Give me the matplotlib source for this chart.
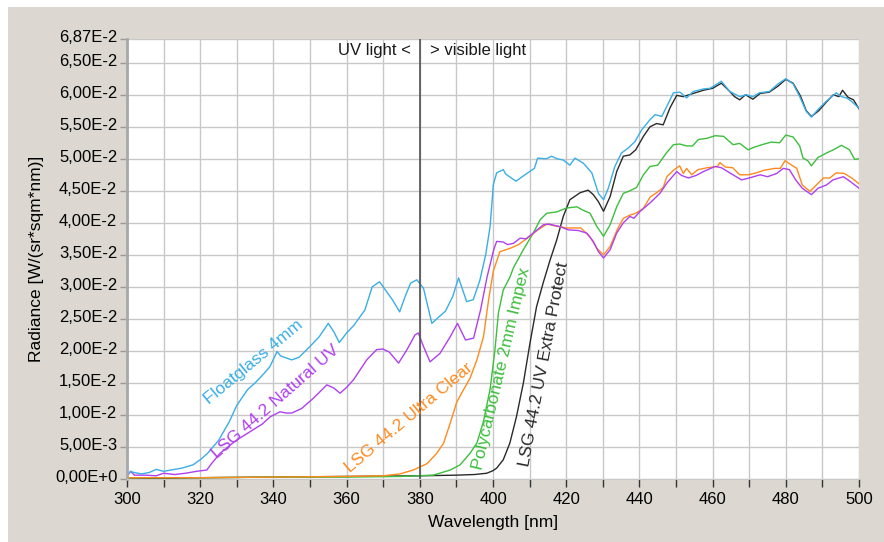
import matplotlib
matplotlib.use('Agg')
import matplotlib.pyplot as plt
import matplotlib.transforms as mtransforms
from matplotlib.patches import Rectangle
import numpy as np

plt.rcParams['font.family'] = ['Liberation Sans', 'DejaVu Sans']

# values in units of 1e-2 W/(sr*sqm*nm)
float_wl = [300, 301, 302, 304, 306, 308, 310, 312, 315, 318, 320, 322, 325, 328, 330, 333, 335, 337,
            339, 341, 342, 344, 345, 347, 350, 352.5, 355, 356.5, 358, 360, 362, 365, 367, 369, 371,
            372.5, 374.5, 376, 377.5, 379.2, 381, 383.3, 385, 387, 389, 390.6, 392.8, 394.6, 396.4,
            398, 399.2, 400.1, 401, 402.8, 403.5, 405, 406.3, 408, 409.5, 411.3, 412.2, 414.6, 416,
            417.5, 419.2, 421, 422.4, 424.7, 427, 428.8, 430.2, 431.5, 433.3, 435.1, 437, 438.8,
            440.6, 442.9, 444.3, 446.1, 447.5, 449.3, 451.1, 452.9, 454.7, 457.5, 459.3, 462.4,
            464.7, 467.4, 469.2, 471, 472.8, 475.5, 477.9, 480, 482, 483.8, 485.6, 487, 488.8,
            491.1, 493.8, 495.2, 496.6, 497.9, 500]
float_val = [0.05, 0.12, 0.1, 0.08, 0.1, 0.15, 0.12, 0.14, 0.17, 0.22, 0.3, 0.4, 0.6, 0.9, 1.15, 1.4,
             1.5, 1.62, 1.75, 1.99, 1.92, 1.88, 1.86, 1.9, 2.07, 2.22, 2.43, 2.3, 2.13, 2.28, 2.4,
             2.64, 3.0, 3.08, 2.92, 2.8, 2.61, 2.85, 3.06, 3.11, 2.98, 2.43, 2.52, 2.62, 2.85, 3.14,
             2.77, 2.8, 3.1, 3.5, 3.94, 4.6, 4.78, 4.83, 4.76, 4.7, 4.65, 4.72, 4.78, 4.85, 5.01,
             5.0, 5.04, 5.0, 4.98, 4.9, 5.01, 4.93, 4.78, 4.46, 4.36, 4.54, 4.88, 5.09, 5.17, 5.27,
             5.45, 5.61, 5.69, 5.66, 5.82, 6.03, 6.04, 5.95, 6.05, 6.09, 6.1, 6.21, 6.05, 5.97, 6.0,
             5.97, 6.03, 6.05, 6.17, 6.25, 6.17, 5.97, 5.74, 5.65, 5.77, 5.9, 6.03, 5.97, 5.95, 5.9,
             5.79]

natural_wl = [300, 301, 302, 305, 308, 310, 313, 316, 319, 321.8, 323.1, 325.4, 328, 330, 332, 334.5,
              337, 339.1, 341.8, 343.5, 345, 347.7, 350.9, 352.5, 354.6, 356.5, 358.2, 360, 361.9,
              365.5, 368.2, 369.9, 371.7, 374.2, 376.5, 378.7, 379.6, 381, 382.8, 385.5, 388.3,
              390.3, 392.5, 394.7, 396.6, 398.4, 400.2, 401, 402.8, 404, 405.6, 407.4, 409, 411,
              413.8, 415.3, 418.3, 420.6, 423.3, 425.6, 427.4, 428.8, 430.2, 432, 433.8, 435.6,
              437.4, 438.5, 440.2, 442.9, 445.6, 447.5, 450.2, 451.5, 453.4, 455.5, 457.5, 460.7,
              462.4, 464.7, 467.9, 470, 473, 475, 477.5, 479.3, 481, 482.7, 484.5, 487, 488.8,
              491.1, 492.9, 495.7, 497.5, 500]
natural_val = [0.04, 0.12, 0.06, 0.06, 0.05, 0.09, 0.07, 0.09, 0.12, 0.14, 0.24, 0.4, 0.52, 0.61,
               0.68, 0.77, 0.86, 0.97, 1.05, 1.03, 1.03, 1.1, 1.26, 1.35, 1.47, 1.42, 1.34, 1.43,
               1.55, 1.86, 2.02, 2.03, 1.98, 1.81, 2.02, 2.25, 2.28, 2.07, 1.83, 1.96, 2.22, 2.43,
               2.17, 2.2, 2.64, 3.16, 3.58, 3.71, 3.7, 3.66, 3.68, 3.76, 3.75, 3.84, 3.97, 3.98,
               3.94, 3.89, 3.88, 3.84, 3.71, 3.55, 3.45, 3.58, 3.84, 4.0, 4.1, 4.07, 4.18, 4.31,
               4.46, 4.62, 4.8, 4.74, 4.7, 4.74, 4.8, 4.88, 4.86, 4.78, 4.67, 4.7, 4.75, 4.72, 4.77,
               4.85, 4.83, 4.67, 4.54, 4.44, 4.54, 4.59, 4.67, 4.72, 4.65, 4.54]

clear_wl = [300, 320, 340, 360, 370, 374.6, 378.2, 382, 384.6, 386.5, 388.3, 390.1, 391.9, 393.7,
            395.6, 397.4, 398.8, 400.1, 401.9, 404.6, 407, 410.1, 412, 414.7, 418, 420, 424, 426.5,
            428.4, 430.2, 432, 434, 435.6, 437.4, 439, 441, 442.9, 444.7, 446.5, 447.5, 449.3, 451,
            452, 452.9, 454.3, 456, 458.5, 461.3, 462, 463.5, 465.5, 467.4, 469.7, 472, 474, 477,
            478.5, 479.8, 481.6, 483, 484.5, 486.6, 488.5, 490.3, 492, 493.8, 496, 498, 500]
clear_val = [0.02, 0.02, 0.03, 0.04, 0.05, 0.08, 0.14, 0.24, 0.4, 0.56, 0.87, 1.2, 1.39, 1.57, 1.86,
             2.22, 2.8, 3.25, 3.55, 3.6, 3.66, 3.79, 3.88, 3.98, 3.94, 3.92, 3.92, 3.78, 3.6, 3.5,
             3.63, 3.9, 4.07, 4.12, 4.15, 4.22, 4.4, 4.47, 4.55, 4.72, 4.82, 4.89, 4.77, 4.85, 4.75,
             4.83, 4.86, 4.88, 4.94, 4.87, 4.86, 4.75, 4.75, 4.78, 4.82, 4.85, 4.85, 4.97, 4.9,
             4.85, 4.59, 4.49, 4.6, 4.7, 4.7, 4.78, 4.77, 4.7, 4.61]

poly_wl = [300, 320, 340, 360, 375, 383.7, 388.3, 391, 393.7, 395.6, 397.4, 399.2, 400.5, 401.5,
           402.8, 404.6, 405.6, 408.3, 411, 412.9, 414.7, 417.4, 420, 422.9, 424.5, 426.5, 428.4,
           430.2, 432, 433.8, 435.6, 437.4, 439.2, 441.1, 442.9, 445, 447.5, 449.3, 451, 453,
           454.5, 456.1, 458.5, 460.7, 463, 465.6, 467.4, 469.7, 471.3, 473.5, 476, 478.3, 480,
           482, 483.8, 484.7, 486, 487, 488.8, 491.1, 493, 495.2, 497.4, 498.8, 500]
poly_val = [0.02, 0.02, 0.03, 0.03, 0.04, 0.06, 0.14, 0.22, 0.4, 0.56, 0.9, 1.4, 2.0, 2.6, 2.95,
            3.15, 3.3, 3.58, 3.84, 4.05, 4.15, 4.17, 4.23, 4.25, 4.2, 4.15, 3.94, 3.79, 3.97, 4.25,
            4.46, 4.5, 4.55, 4.75, 4.88, 4.9, 5.1, 5.22, 5.23, 5.2, 5.2, 5.3, 5.32, 5.36, 5.35,
            5.22, 5.24, 5.14, 5.18, 5.22, 5.26, 5.25, 5.37, 5.34, 5.2, 5.01, 4.97, 4.89, 5.02,
            5.09, 5.14, 5.21, 5.14, 4.99, 5.0]

extra_wl = [300, 320, 340, 360, 380, 390, 395, 398.3, 400, 401, 402.8, 404.6, 406.4, 408.3, 410.1,
            411.9, 413.7, 415.6, 417.4, 419.2, 421, 423.8, 426, 427.4, 428.8, 430.2, 432, 433.8,
            435.6, 437.4, 439, 441.1, 442.9, 444.7, 446.5, 448.4, 450.2, 452, 454.7, 457.5, 460,
            462.4, 464.7, 466, 467.4, 469, 471, 473, 475.5, 478, 480, 482, 484, 485.6, 487, 489,
            491, 493, 494.5, 495.5, 497, 498.5, 500]
extra_val = [0.0, 0.02, 0.03, 0.04, 0.05, 0.06, 0.07, 0.09, 0.13, 0.17, 0.3, 0.56, 0.97, 1.5, 2.12,
             2.69, 3.06, 3.42, 3.73, 4.1, 4.36, 4.47, 4.51, 4.44, 4.33, 4.18, 4.41, 4.8, 5.04, 5.06,
             5.14, 5.35, 5.5, 5.55, 5.53, 5.8, 5.99, 5.97, 6.02, 6.07, 6.1, 6.18, 6.05, 5.97, 5.92,
             6.0, 5.93, 6.02, 6.04, 6.14, 6.24, 6.18, 5.98, 5.75, 5.66, 5.75, 5.88, 6.0, 5.97,
             6.07, 5.96, 5.92, 5.78]

series = [
    ('Floatglass 4mm', float_wl, float_val, '#3aaee6', 334.5, 1.83, 39.6),
    ('LSG 44.2 Natural UV', natural_wl, natural_val, '#b03ff0', 340.6, 1.21, 41.2),
    ('LSG 44.2 Ultra Clear', clear_wl, clear_val, '#ff8a1e', 376.9, 0.95, 40.0),
    ('Polycarbonate 2mm Impex', poly_wl, poly_val, '#3cbf3c', 402.3, 1.72, 76.7),
    ('LSG 44.2 UV Extra Protect', extra_wl, extra_val, '#2a2a2a', 414.0, 1.79, 79.2),
]

y_ticks = [0, 0.005, 0.01, 0.015, 0.02, 0.025, 0.03, 0.035, 0.04, 0.045, 0.05, 0.055, 0.06, 0.065, 0.0687]


def sci_label(v):
    s = '{:.2E}'.format(v)
    mant, exp = s.split('E')
    sign = exp[0]
    exp = str(int(exp[1:]))
    return mant.replace('.', ',') + 'E' + sign + exp


fig = plt.figure(figsize=(8.84, 5.42), dpi=100, facecolor='white')
fig.patches.append(Rectangle((8 / 884, 0), 1, 1 - 7 / 542, transform=fig.transFigure,
                             facecolor='#dcd8d1', edgecolor='none', zorder=-10))
ax = fig.add_axes([127 / 884, 1 - 479 / 542, 732 / 884, 440 / 542])
ax.set_facecolor('white')

# draw order: black at the back so blue stays visible on top
for name, wl, val, color, tx, ty, rot in series[::-1]:
    ax.plot(wl, np.array(val) * 1e-2, color=color, lw=1.0)
for name, wl, val, color, tx, ty, rot in series:
    ax.text(tx, ty * 1e-2, name, color=color, fontsize=12.5, rotation=rot,
            rotation_mode='anchor', ha='center', va='center')

ax.axvline(380, color='#505050', lw=1.2)
ax.text(377.5, 0.0669, 'UV light <', fontsize=12, ha='right', va='center', color='#1a1a1a')
ax.text(382.8, 0.0669, '> visible light', fontsize=12, ha='left', va='center', color='#1a1a1a')

ax.set_xlim(300, 500)
ax.set_ylim(0, 0.0687)
ax.set_xticks(np.arange(300, 501, 20))
ax.set_xticks(np.arange(310, 500, 20), minor=True)
ax.set_yticks(y_ticks)
ax.set_yticklabels([sci_label(v) for v in y_ticks])
ax.grid(True, which='both', color='#c8c8c8', lw=1.0)
ax.set_axisbelow(True)

ax.tick_params(axis='x', which='both', direction='out', length=6, width=1, color='#333333',
               labelsize=12, pad=3)
ax.tick_params(axis='y', direction='out', length=5, width=1, color='#999999', labelsize=12, pad=2)
offset = mtransforms.ScaledTranslation(0, 3 / 100, fig.dpi_scale_trans)
for lab in ax.get_yticklabels():
    lab.set_transform(lab.get_transform() + offset)

for side in ['top', 'right']:
    ax.spines[side].set_visible(False)
ax.spines['left'].set_color('#a8a8a8')
ax.spines['left'].set_linewidth(2)
ax.spines['bottom'].set_color('#c8c8c8')

ax.set_xlabel('Wavelength [nm]', fontsize=12.5, labelpad=6)
ax.set_ylabel('Radiance [W/(sr*sqm*nm)]', fontsize=12.5, labelpad=8)

fig.savefig('out.png', dpi=100, facecolor=fig.get_facecolor())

━━━━━━━━━━━━━━━━

• Task description: Everything from the first line of the listing above through the line that contains "plt.rcParams['font.family'] = ['Liberation" is to be restated word for word, minus the pictures.

• Answer to this exercise:
Give me the matplotlib source for this chart.
import matplotlib
matplotlib.use('Agg')
import matplotlib.pyplot as plt
import matplotlib.transforms as mtransforms
from matplotlib.patches import Rectangle
import numpy as np

plt.rcParams['font.family'] = ['Liberation Sans', 'DejaVu Sans']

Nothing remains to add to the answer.